The source of such an abortive piece of legislation is not surprising: Representative Blackwell–a graduate of the University of Mississippi and its law school—has for several years been one of the self-appointed political lacklusters who pose as champions of right-wing antics and governmental retardation.
Blackwell told a group of polite white supremacists—the Jones County Citizen’s Council– that his bill would call for the legal regulation of speakers who are known members of the Communist Party, atheists, had advocated the overthrow of the State Constitution, or who had pleaded the Fifth Amendment in answer to questions concerning “communist or subversive activities.”
Other states, such as North Carolina, have slipped into error and passed such laws and now find their heretofore highly regarded state-supported universities faced with loss of accreditation.
When regulations as to who may or may not be invited to a university campus to lecture are granted legal status; that is, when the long nose of the legislature reaches into what should be the hallowed ground of educators and academicians, the result is tantamount to political intervention in the Educational Establishment, the anathema of scholars and the antithesis of academic freedom. The most noteworthy examples of governmental control of education–the very evil that so many conservatives in this country profess to abhor—are found in communist states, where indoctrination with political dogma is nearly paramount to real education.
We do not care to be indoctrinated with the State House’s political, social and racial doctrines. Not that any effort is being made to do so, but a so-called speaker ban law would constitute a big step in the wrong direction. There is no logical reason students should be deprived of the opportunity to hear whatever speakers are deemed worthwhile by our state’s own educational administrators.

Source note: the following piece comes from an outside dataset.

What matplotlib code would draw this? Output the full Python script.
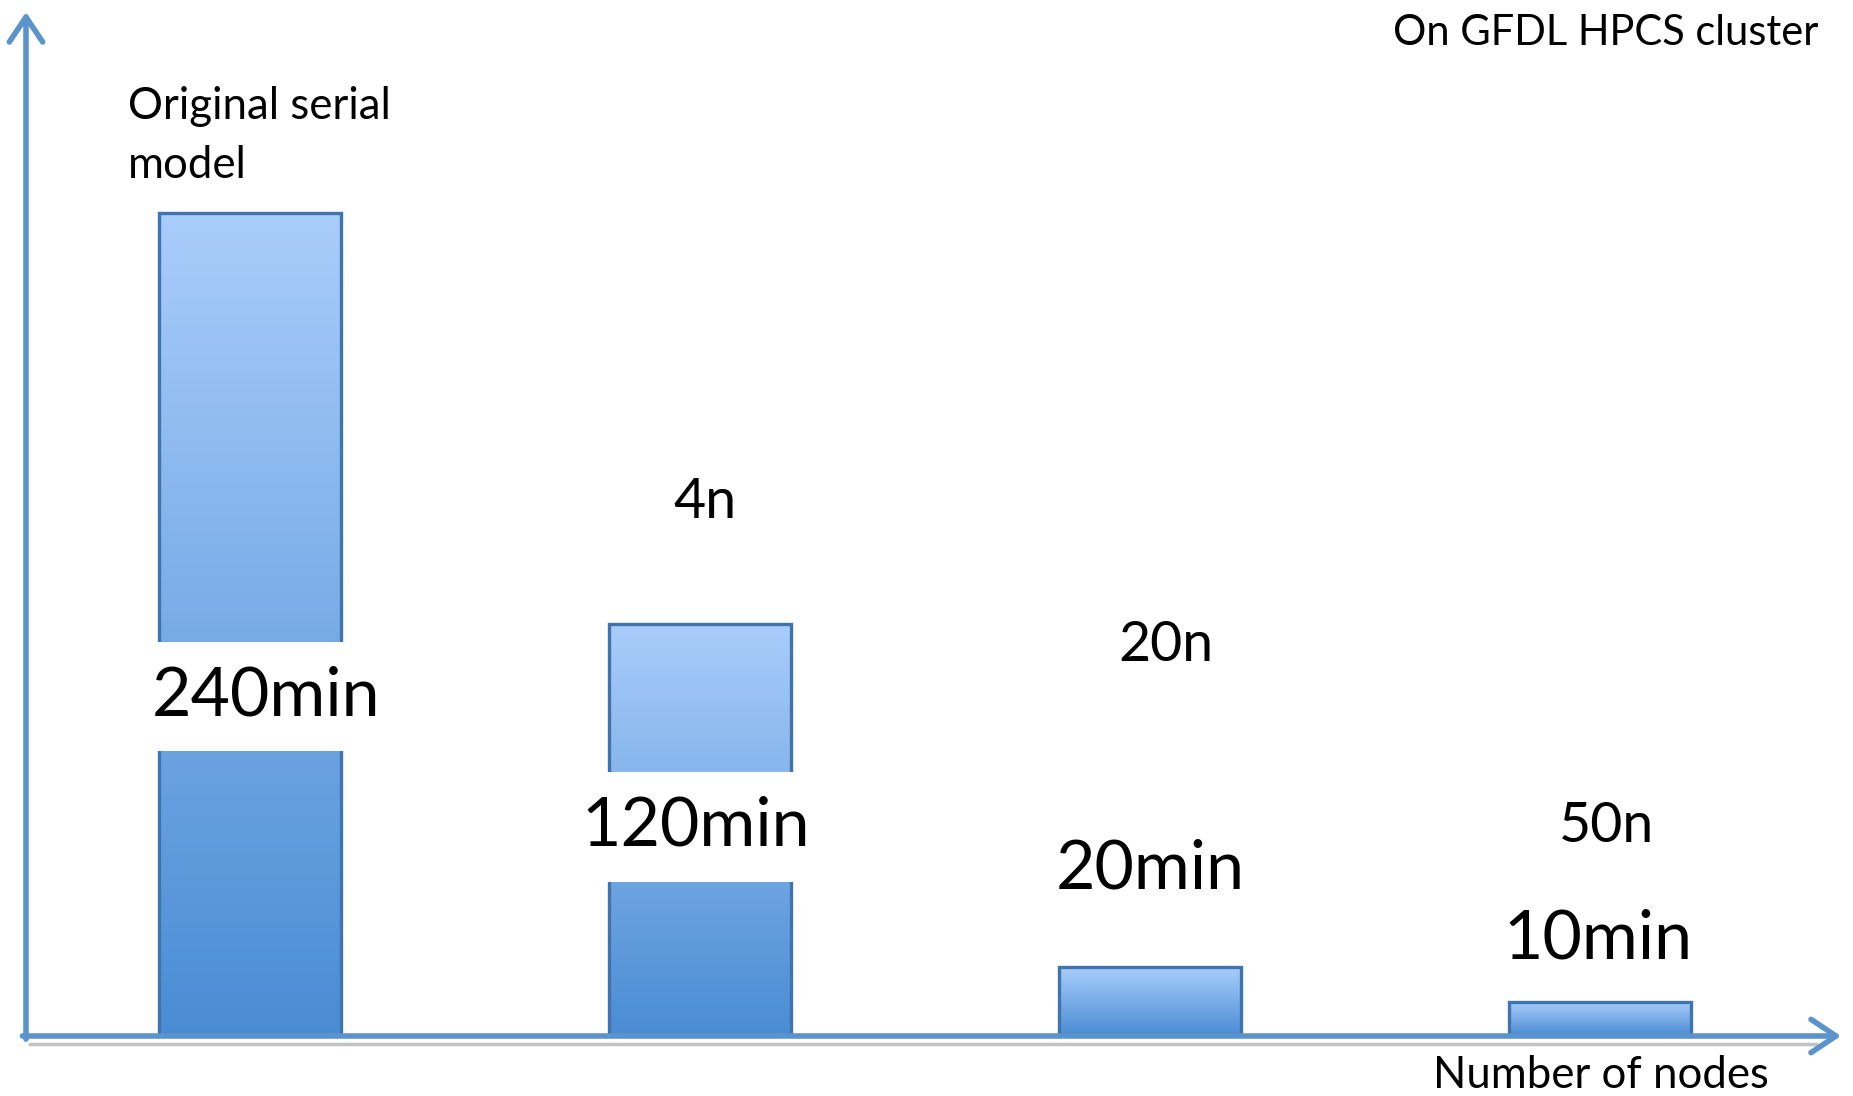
import matplotlib.pyplot as plt
import numpy as np
from matplotlib.colors import LinearSegmentedColormap

plt.rcParams['font.family'] = ['Lato', 'DejaVu Sans']

minutes = [240, 120, 20, 10]
time_labels = ['240min', '120min', '20min', '10min']
node_labels = ['', '4n', '20n', '50n']
title_note = 'On GFDL HPCS cluster'
x_title = 'Number of nodes'
first_bar_note = 'Original serial\nmodel'

# label placement (data coords)
time_pos = [(0.035, 99), (-0.01, 61), (0.0, 48.5), (-0.005, 28)]
node_pos = [(0, 0), (0.01, 155.5), (0.035, 114), (0.015, 61)]

axis_col = '#5b93cc'
edge_col = '#3f74ae'
grad = LinearSegmentedColormap.from_list('bar', ['#4a8cd3', '#a9cdfb'])


def draw_bars(ax, xs, vals, width):
    g = np.linspace(0, 1, 256).reshape(-1, 1)
    for x, v in zip(xs, vals):
        rect = plt.Rectangle((x - width / 2, 0), width, v, facecolor='none',
                             edgecolor=edge_col, lw=2.4, zorder=3)
        ax.add_patch(rect)
        im = ax.imshow(g, cmap=grad, aspect='auto', origin='lower',
                       extent=(x - width / 2, x + width / 2, 0, v), zorder=2)
        im.set_clip_path(rect)


def main():
    fig = plt.figure(figsize=(18.53, 10.96), dpi=100)
    ax = fig.add_axes([26 / 1853, 60 / 1096, 1815 / 1853, 1024 / 1096])
    ax.set_xlim(-0.498, 3.536)
    ax.set_ylim(0, 298.6)
    ax.axis('off')

    xs = np.arange(len(minutes))
    draw_bars(ax, xs, minutes, 0.405)

    # axes with arrow heads
    aprops = dict(arrowstyle='->, head_length=0.6, head_width=0.4',
                  lw=4, color=axis_col, mutation_scale=30, shrinkA=0, shrinkB=0)
    ax.annotate('', xy=(0, 1), xytext=(0, -0.003), xycoords='axes fraction',
                arrowprops=aprops, zorder=5)
    ax.annotate('', xy=(1, 0), xytext=(-0.002, 0), xycoords='axes fraction',
                arrowprops=aprops, zorder=5)
    ax.plot([-0.49, 3.48], [-2.2, -2.2], color='#9a9a9a', lw=2.5, alpha=0.6,
            clip_on=False, zorder=1)

    for lab, (dx, y), x in zip(time_labels, time_pos, xs):
        ax.text(x + dx, y, lab, ha='center', va='center', fontsize=49,
                zorder=6, bbox=dict(facecolor='white', edgecolor='none', pad=17))
    for lab, (dx, y), x in zip(node_labels, node_pos, xs):
        if lab:
            ax.text(x + dx, y, lab, ha='center', va='center', fontsize=40, zorder=6)

    fig.text(128 / 1853, 1 - 136 / 1096, first_bar_note, ha='left', va='center',
             fontsize=31.5, linespacing=1.55)
    fig.text(1818 / 1853, 1 - 33 / 1096, title_note, ha='right', va='center',
             fontsize=30)
    fig.text(1601 / 1853, 1 - 1075 / 1096, x_title, ha='center', va='center',
             fontsize=31.5)

    fig.savefig('out.png', dpi=100, facecolor='white')


if __name__ == '__main__':
    main()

The present arrangement in this state in regard to control of speakers on campuses is entirely adequate. Each college or university president is held responsible for guest speakers on his campus, and he in turn is responsible to the state Board of Trustees. Jackson’s Capital Hill is left out of the picture, and this is as it should be. The problem lies entirely in the hands of the administrators, almost safe from the politician’s roving hands.